▶ _REQUIRED WORK_
Return, without pictures, the lines from the start of the data through the one that contains "mm_ticks = [0, 600, 1200, 1800]".
============
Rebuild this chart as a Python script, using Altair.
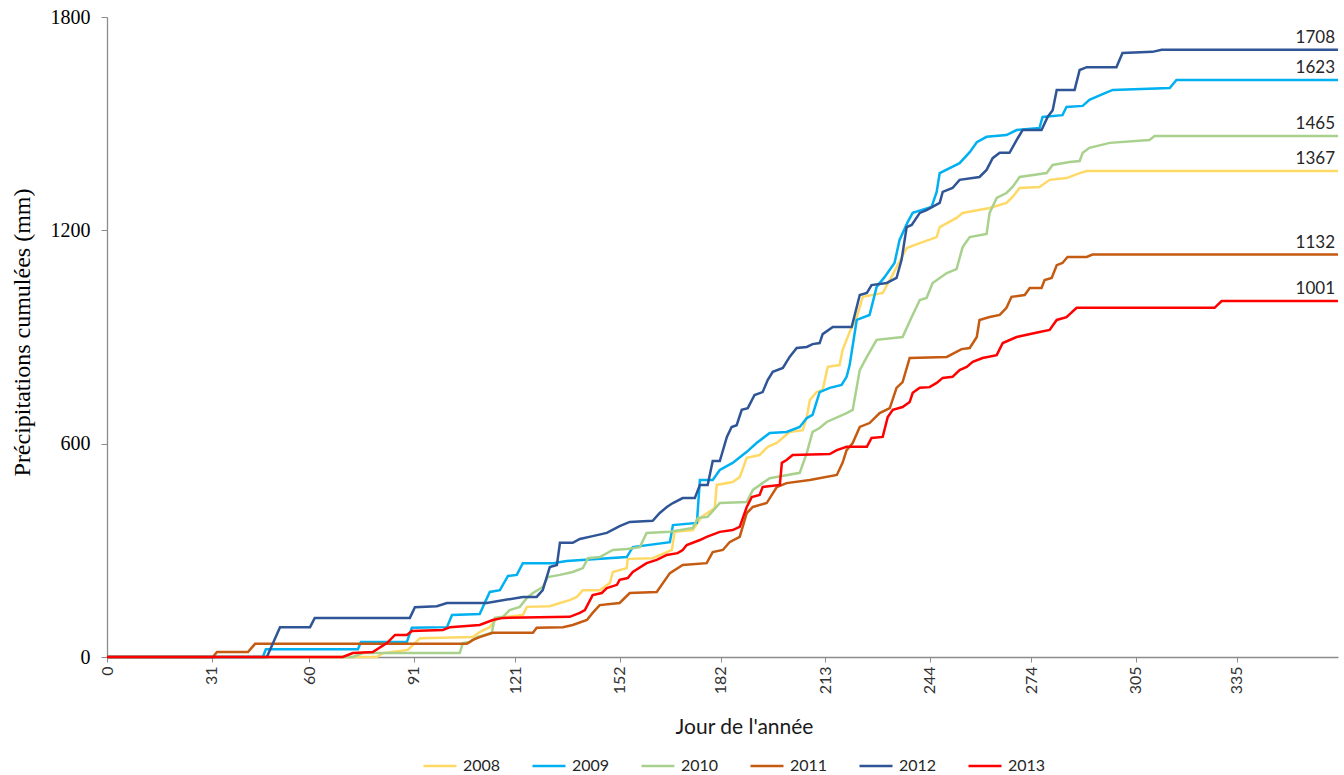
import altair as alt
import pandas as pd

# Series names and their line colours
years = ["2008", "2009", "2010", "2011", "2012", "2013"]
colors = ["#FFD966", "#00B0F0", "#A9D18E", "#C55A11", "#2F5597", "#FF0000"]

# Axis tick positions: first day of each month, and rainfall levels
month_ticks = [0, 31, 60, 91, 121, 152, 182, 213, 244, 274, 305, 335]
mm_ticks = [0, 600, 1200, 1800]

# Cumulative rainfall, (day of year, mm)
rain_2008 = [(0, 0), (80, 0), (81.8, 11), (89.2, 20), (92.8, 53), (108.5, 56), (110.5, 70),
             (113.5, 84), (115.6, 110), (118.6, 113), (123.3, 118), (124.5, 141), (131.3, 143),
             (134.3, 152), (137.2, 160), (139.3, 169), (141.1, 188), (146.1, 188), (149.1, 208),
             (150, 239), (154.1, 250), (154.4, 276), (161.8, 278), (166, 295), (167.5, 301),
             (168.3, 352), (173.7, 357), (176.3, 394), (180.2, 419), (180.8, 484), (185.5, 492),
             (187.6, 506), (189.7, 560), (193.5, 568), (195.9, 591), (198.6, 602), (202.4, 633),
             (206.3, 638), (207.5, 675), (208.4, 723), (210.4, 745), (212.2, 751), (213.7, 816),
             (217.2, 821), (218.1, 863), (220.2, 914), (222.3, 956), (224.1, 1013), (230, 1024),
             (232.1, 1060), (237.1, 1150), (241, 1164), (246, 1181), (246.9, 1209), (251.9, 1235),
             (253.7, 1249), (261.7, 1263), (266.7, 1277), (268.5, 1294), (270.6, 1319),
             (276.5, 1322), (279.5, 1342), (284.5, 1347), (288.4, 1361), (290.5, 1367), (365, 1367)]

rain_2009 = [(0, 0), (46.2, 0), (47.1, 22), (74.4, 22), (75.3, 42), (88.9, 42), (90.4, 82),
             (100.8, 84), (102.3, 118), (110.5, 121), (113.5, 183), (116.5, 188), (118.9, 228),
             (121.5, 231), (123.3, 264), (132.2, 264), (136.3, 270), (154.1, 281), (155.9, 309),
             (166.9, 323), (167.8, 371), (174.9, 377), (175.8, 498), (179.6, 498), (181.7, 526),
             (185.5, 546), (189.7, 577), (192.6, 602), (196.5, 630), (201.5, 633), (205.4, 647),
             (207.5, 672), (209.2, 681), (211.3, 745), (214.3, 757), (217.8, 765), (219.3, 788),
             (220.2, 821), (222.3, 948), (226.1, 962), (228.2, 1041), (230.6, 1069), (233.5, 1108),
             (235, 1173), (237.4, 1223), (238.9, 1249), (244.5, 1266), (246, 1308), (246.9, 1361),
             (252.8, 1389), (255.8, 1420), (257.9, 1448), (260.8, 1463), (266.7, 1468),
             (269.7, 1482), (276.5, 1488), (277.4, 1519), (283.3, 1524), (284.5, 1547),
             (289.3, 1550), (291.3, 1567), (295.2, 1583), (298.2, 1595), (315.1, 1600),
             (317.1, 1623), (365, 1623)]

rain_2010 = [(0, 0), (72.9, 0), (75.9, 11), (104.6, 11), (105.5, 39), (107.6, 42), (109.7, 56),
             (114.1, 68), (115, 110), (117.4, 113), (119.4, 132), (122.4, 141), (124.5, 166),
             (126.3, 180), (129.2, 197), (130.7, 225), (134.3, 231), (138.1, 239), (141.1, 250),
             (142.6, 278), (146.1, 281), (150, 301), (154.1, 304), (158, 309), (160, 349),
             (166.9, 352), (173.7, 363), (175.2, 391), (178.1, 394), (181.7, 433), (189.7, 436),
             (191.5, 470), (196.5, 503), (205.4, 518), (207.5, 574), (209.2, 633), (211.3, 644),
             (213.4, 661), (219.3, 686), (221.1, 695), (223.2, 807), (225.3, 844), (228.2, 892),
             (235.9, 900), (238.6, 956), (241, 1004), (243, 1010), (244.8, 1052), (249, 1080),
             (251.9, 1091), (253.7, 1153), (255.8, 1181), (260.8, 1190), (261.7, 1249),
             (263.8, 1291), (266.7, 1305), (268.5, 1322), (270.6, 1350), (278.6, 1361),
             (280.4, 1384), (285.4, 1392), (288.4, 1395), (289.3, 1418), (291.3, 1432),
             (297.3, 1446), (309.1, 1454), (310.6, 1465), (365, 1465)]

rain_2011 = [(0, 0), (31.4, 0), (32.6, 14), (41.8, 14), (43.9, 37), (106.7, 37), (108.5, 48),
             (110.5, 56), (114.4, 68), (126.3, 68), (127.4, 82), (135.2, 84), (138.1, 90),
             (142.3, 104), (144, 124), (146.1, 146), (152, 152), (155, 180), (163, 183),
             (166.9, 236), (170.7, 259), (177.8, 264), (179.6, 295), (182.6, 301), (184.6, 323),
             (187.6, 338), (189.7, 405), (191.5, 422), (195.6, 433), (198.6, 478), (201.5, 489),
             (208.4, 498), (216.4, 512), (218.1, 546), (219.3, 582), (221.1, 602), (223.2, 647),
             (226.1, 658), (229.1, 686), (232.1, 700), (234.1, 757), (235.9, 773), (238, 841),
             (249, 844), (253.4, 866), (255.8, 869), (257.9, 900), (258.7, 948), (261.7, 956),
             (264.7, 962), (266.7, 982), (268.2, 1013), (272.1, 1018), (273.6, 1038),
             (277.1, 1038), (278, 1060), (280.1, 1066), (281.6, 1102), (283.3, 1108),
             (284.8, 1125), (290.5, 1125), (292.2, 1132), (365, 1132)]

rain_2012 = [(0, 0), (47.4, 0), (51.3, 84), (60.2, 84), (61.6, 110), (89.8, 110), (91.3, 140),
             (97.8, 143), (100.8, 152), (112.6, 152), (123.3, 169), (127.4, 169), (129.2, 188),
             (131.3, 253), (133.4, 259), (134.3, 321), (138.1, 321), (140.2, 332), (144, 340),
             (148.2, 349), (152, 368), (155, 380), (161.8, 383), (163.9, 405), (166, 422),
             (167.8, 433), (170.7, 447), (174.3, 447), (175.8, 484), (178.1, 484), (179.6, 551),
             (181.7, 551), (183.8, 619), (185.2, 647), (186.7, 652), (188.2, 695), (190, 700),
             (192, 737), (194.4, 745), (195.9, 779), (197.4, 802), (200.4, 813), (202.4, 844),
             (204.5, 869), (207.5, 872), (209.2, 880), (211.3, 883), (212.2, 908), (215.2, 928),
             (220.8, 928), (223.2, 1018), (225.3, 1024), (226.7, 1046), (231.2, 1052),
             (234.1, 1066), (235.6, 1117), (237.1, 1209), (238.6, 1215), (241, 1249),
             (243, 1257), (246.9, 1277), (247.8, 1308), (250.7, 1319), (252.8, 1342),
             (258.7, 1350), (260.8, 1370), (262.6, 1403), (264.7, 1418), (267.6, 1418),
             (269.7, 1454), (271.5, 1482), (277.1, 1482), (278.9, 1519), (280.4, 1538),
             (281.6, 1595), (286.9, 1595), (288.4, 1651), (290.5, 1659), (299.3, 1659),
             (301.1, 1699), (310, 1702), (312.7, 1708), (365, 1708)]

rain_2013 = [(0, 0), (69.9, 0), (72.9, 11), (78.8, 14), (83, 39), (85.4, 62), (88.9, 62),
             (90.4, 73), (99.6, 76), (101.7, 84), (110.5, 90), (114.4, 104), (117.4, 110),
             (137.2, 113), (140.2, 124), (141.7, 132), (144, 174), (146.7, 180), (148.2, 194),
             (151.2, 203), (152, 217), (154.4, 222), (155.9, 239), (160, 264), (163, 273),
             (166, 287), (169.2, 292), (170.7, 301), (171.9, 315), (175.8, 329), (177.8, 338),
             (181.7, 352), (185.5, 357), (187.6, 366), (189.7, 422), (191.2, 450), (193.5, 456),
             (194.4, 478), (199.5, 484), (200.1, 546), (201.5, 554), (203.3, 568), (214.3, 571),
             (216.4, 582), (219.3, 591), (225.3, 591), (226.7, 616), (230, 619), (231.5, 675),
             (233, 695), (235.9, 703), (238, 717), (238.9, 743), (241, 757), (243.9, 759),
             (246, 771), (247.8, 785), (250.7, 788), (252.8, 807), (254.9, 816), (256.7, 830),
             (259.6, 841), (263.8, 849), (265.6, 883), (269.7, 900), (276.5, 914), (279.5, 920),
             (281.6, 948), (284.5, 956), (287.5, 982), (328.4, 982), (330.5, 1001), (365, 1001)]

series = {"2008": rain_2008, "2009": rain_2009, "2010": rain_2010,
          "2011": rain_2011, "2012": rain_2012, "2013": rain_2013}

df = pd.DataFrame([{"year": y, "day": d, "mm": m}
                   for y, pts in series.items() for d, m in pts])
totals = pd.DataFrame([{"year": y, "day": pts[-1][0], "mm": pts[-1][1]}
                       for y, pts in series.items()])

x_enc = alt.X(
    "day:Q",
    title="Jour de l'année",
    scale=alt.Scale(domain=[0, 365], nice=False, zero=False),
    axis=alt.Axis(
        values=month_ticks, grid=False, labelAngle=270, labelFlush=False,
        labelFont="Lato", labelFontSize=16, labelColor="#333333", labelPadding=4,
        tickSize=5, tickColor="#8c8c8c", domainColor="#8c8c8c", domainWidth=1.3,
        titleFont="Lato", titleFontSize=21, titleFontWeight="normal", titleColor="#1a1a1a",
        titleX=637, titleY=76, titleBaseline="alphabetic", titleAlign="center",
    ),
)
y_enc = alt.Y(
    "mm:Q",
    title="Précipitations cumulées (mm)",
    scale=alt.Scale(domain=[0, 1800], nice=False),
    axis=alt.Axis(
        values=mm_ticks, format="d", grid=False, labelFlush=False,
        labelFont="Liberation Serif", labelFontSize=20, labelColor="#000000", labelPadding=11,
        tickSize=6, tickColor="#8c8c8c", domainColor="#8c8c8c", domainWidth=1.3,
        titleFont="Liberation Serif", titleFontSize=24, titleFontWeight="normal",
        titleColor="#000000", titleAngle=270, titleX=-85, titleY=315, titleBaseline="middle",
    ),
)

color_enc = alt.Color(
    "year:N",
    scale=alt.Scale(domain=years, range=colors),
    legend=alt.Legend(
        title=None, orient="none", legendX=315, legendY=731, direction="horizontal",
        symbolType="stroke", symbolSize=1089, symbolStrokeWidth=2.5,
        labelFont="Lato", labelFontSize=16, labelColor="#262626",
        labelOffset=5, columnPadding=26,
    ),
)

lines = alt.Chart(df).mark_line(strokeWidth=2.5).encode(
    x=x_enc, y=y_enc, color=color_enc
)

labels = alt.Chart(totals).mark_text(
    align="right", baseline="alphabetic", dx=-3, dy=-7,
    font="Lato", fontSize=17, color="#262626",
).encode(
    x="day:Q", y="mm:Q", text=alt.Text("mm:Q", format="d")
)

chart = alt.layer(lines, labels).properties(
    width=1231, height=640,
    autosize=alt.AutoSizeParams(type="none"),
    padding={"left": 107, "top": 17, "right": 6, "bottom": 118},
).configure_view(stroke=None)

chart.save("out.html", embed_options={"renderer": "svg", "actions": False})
============
▶ _OUTPUT BELOW_
Rebuild this chart as a Python script, using Altair.
import altair as alt
import pandas as pd

# Series names and their line colours
years = ["2008", "2009", "2010", "2011", "2012", "2013"]
colors = ["#FFD966", "#00B0F0", "#A9D18E", "#C55A11", "#2F5597", "#FF0000"]

# Axis tick positions: first day of each month, and rainfall levels
month_ticks = [0, 31, 60, 91, 121, 152, 182, 213, 244, 274, 305, 335]
mm_ticks = [0, 600, 1200, 1800]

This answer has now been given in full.